I think that owners have to realize that dining out is an option for most, and that we have this cool thing at our homes called kitchens, and places called groceries and markets that sell food to cook in said kitchens. The precious and pretentious nature of so many new restaurants, the escalating prices, entitled waitstaff with an entrenched tipping culture, and spaces that are too loud to hear the person across from me (not to mention loud music on top of it), all make me rather wary of the dining experience at anything other than pubs and my local Mexican place. Most dining experiences just don’t pencil out. Tough business to be in obviously.

bb
bb
8 years ago
Reply to  Data Driven

Yes, eating out is not all it’s cracked up to be. I rarely do it anymore except for an occasional burger and beer.

RWK
RWK
8 years ago
Reply to  Data Driven

Eating out all the time is just plain laziness…..you can create a very tasty dinner from a few ingredients, one that takes little time to cook, and save alot of money in the process. Plus, cooking is fun!

Privilege
Privilege
8 years ago

According to the Internet, anywhere from 25-50% of restaurants fail in their first year, and 60% fail after three years. So no one should be particularly surprised if a number of restaurants fail, even in a growing area.

poop
poop
8 years ago
Reply to  Privilege

Well, many restaurants just plain deserve to go out of business. Those with a good product and good service at a decent price should stick around longer but apparently not many establishments can offer this recipe to success.

Jim98122x
Jim98122x
8 years ago

Does anyone remember The Surrogate Hostess at 19th and Aloha? (It’s a Tully’s now). They had a great concept….a cafeteria-line type format that offered several different fine-dining entree options every day, at a price that was cheap enough to eat at several days a week. It was awesome. Their food was great, and it was barely more $ than eating Subway every day. I miss it, and I can’t believe nobody has tried that concept again since. WhyTF not? It would clean up.

Lauri
Lauri
8 years ago
Reply to  Jim98122x

I will ALWAYS miss T
he Surrogate Hostess – just the perfect balance – great quality food but not pretentious in any way, easy picnic-bench seating, wouldn’t break most anyone’s bank.

RWK
RWK
8 years ago
Reply to  Jim98122x

I agree that The Surrogate Hostess was awesome! I remember that it started out on 15th and then moved to 19th. Wish it was still around.

Kiki Carr
Kiki Carr
8 years ago
Reply to  Jim98122x

Surrogate Hostess was awesome. It was around during my starving artist days. Thanks to SH, I always felt I could go for a cup of tea and a pleasant dessert without breaking the bank.

Barbara
8 years ago
Reply to  Jim98122x

Just found this and wanted to add that I worked there for years and Robin treated us great which may be why the food and atmosphere was so congenial. Always a cup of coffee or tea ready for all.

Mark
Mark
8 years ago

Surprised it lasted this long. The space in there is just strange and confusing, it was in a weird location, and the bar was miniscule. Most money is made from selling alcohol so they would have been smart to focus on that. Erica Burke I’m afraid has no business sense and got lucky once.

asdfjkl
asdfjkl
8 years ago

Everyone seems to be skipping over two key parts of this conversation: “…a project that was critically underfunded from the start…I took on more space in the building than I had originally planned to…”
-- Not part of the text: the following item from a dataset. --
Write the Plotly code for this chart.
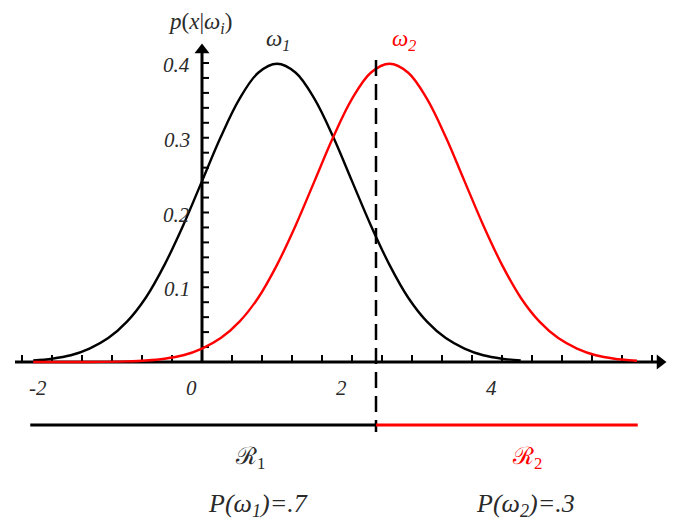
import plotly.graph_objects as go

# ---- data ----
x1 = [-2.25, -2.0, -1.75, -1.5, -1.25, -1.0, -0.75, -0.5, -0.25, 0.0, 0.25, 0.5, 0.75, 1.0,
      1.25, 1.5, 1.75, 2.0, 2.25, 2.5, 2.75, 3.0, 3.25, 3.5, 3.75, 4.0, 4.25]
p1 = [0.002, 0.0044, 0.009, 0.018, 0.032, 0.054, 0.086, 0.130, 0.183, 0.242, 0.301, 0.352, 0.387, 0.399,
      0.387, 0.352, 0.301, 0.242, 0.183, 0.130, 0.086, 0.054, 0.032, 0.018, 0.009, 0.0044, 0.002]
x2 = [-2.25, -1.5, -1.0, -0.75, -0.5, -0.25, 0.0, 0.25, 0.5, 0.75, 1.0, 1.25, 1.5, 1.75, 2.0, 2.25,
      2.5, 2.75, 3.0, 3.25, 3.5, 3.75, 4.0, 4.25, 4.5, 4.75, 5.0, 5.25, 5.5, 5.75, 5.8]
p2 = [0.0, 0.0001, 0.0009, 0.002, 0.0044, 0.009, 0.018, 0.032, 0.054, 0.086, 0.130, 0.183, 0.242, 0.301,
      0.352, 0.387, 0.399, 0.387, 0.352, 0.301, 0.242, 0.183, 0.130, 0.086, 0.054, 0.032, 0.018, 0.009,
      0.0044, 0.002, 0.0017]
x_tick_labels = [-2, 0, 2, 4]
y_tick_labels = [0.1, 0.2, 0.3, 0.4]
x_minor = [round(-2.4 + 0.4 * i, 2) for i in range(22)]
y_minor = [round(0.02 * i, 2) for i in range(1, 21)]
boundary = 2.32
x_start, x_end = -2.29, 5.81
priors = {"ω1": 0.7, "ω2": 0.3}

RED = "#ff0000"
FONT = "Liberation Serif"
TXT = "#2a2a2a"

# page-pixel helpers (x=0 at page px 202, y=0 at page px 362; 1 x-unit = 75 px, 0.1 y = 74.75 px)
PX = 1 / 75.0
PY = 0.1 / 74.75
def dx(p):
    return (p - 202) * PX
def dy(p):
    return (362 - p) * PY

fig = go.Figure()

# axes lines
fig.add_trace(go.Scatter(x=[dx(15), dx(660)], y=[0, 0], mode="lines",
                         line=dict(color="black", width=3), hoverinfo="skip"))
fig.add_trace(go.Scatter(x=[0, 0], y=[0, dy(52)], mode="lines",
                         line=dict(color="black", width=3), hoverinfo="skip"))
fig.add_trace(go.Scatter(x=[dx(660)], y=[0], mode="markers",
                         marker=dict(symbol="triangle-right", size=13, color="black"), hoverinfo="skip"))
fig.add_trace(go.Scatter(x=[0], y=[dy(50)], mode="markers",
                         marker=dict(symbol="triangle-up", size=13, color="black"), hoverinfo="skip"))

# minor ticks
tx, ty = [], []
for v in x_minor:
    tx += [v, v, None]
    ty += [0, 7 * PY, None]
for v in y_minor:
    tx += [0, 7 * PX, None]
    ty += [v, v, None]
fig.add_trace(go.Scatter(x=tx, y=ty, mode="lines", line=dict(color="black", width=2), hoverinfo="skip"))

# curves
fig.add_trace(go.Scatter(x=x1, y=p1, mode="lines", line=dict(color="black", width=2.4, shape="spline"),
                         hoverinfo="skip"))
fig.add_trace(go.Scatter(x=x2, y=p2, mode="lines", line=dict(color=RED, width=2.4, shape="spline"),
                         hoverinfo="skip"))

# dashed boundary
fig.add_trace(go.Scatter(x=[boundary, boundary], y=[dy(60), dy(432)], mode="lines",
                         line=dict(color="black", width=2.5, dash="16px,8px"), hoverinfo="skip"))

# regions
yreg = dy(425)
fig.add_trace(go.Scatter(x=[x_start, boundary], y=[yreg, yreg], mode="lines",
                         line=dict(color="black", width=3), hoverinfo="skip"))
fig.add_trace(go.Scatter(x=[boundary, x_end], y=[yreg, yreg], mode="lines",
                         line=dict(color=RED, width=3), hoverinfo="skip"))

ann = []
def txt(x, y, s, size=20, color=TXT, xanchor="center", yanchor="middle"):
    ann.append(dict(x=x, y=y, text=s, showarrow=False, xanchor=xanchor, yanchor=yanchor,
                    font=dict(family=FONT, size=size, color=color)))

for v in x_tick_labels:
    txt(v - 3 * PX, dy(388), f"<i>{v}</i>", size=21, xanchor="right")
for v in y_tick_labels:
    txt(-10 * PX, v - 2 * PY, f"<i>{v}</i>", size=21, xanchor="right")

txt(dx(200), dy(23), "<i>p</i>(<i>x</i>|<i>ω<sub>i</sub></i>)", size=23)
txt(dx(278), dy(40), "<i>ω<sub>1</sub></i>", size=23)
txt(dx(404), dy(40), "<i>ω<sub>2</sub></i>", size=23, color=RED)
txt(dx(671), 0.0, "<i>x</i>", size=21, xanchor="left")
txt(dx(250), dy(458), "ℛ<sub>1</sub>", size=24)
txt(dx(527), dy(458), "ℛ<sub>2</sub>", size=24, color=RED)
txt(dx(258), dy(505), "<i>P(ω<sub>1</sub>)=.%d</i>" % round(priors["ω1"] * 10), size=26)
txt(dx(525), dy(505), "<i>P(ω<sub>2</sub>)=.%d</i>" % round(priors["ω2"] * 10), size=26)

# the page body has an 8px margin: figure spans page px 8..681 x 8..527
fig.update_layout(
    width=673, height=519,
    margin=dict(l=0, r=0, t=0, b=0),
    paper_bgcolor="white", plot_bgcolor="white",
    showlegend=False,
    xaxis=dict(range=[dx(8), dx(681)], visible=False, fixedrange=True),
    yaxis=dict(range=[dy(527), dy(8)], visible=False, fixedrange=True),
    annotations=ann,
)

fig.write_html("out.html")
i.e. she had no investors that were dumb enough to give her any money and she had NO business whatsoever opening Chop Shop in the first place. Underfunded and you’re going to build out more than you initially planned? There’s no way anyone with an ounce of common sense would give her any money.

After her legal troubles with VPC, a failed partnership with Linda Derschang, another failed concept with Canal Market, it would be like throwing money into a paper shredder to invest in a business of hers. On top of that, she’s just not a well liked person that people, myself included, want to spend money on supporting her business.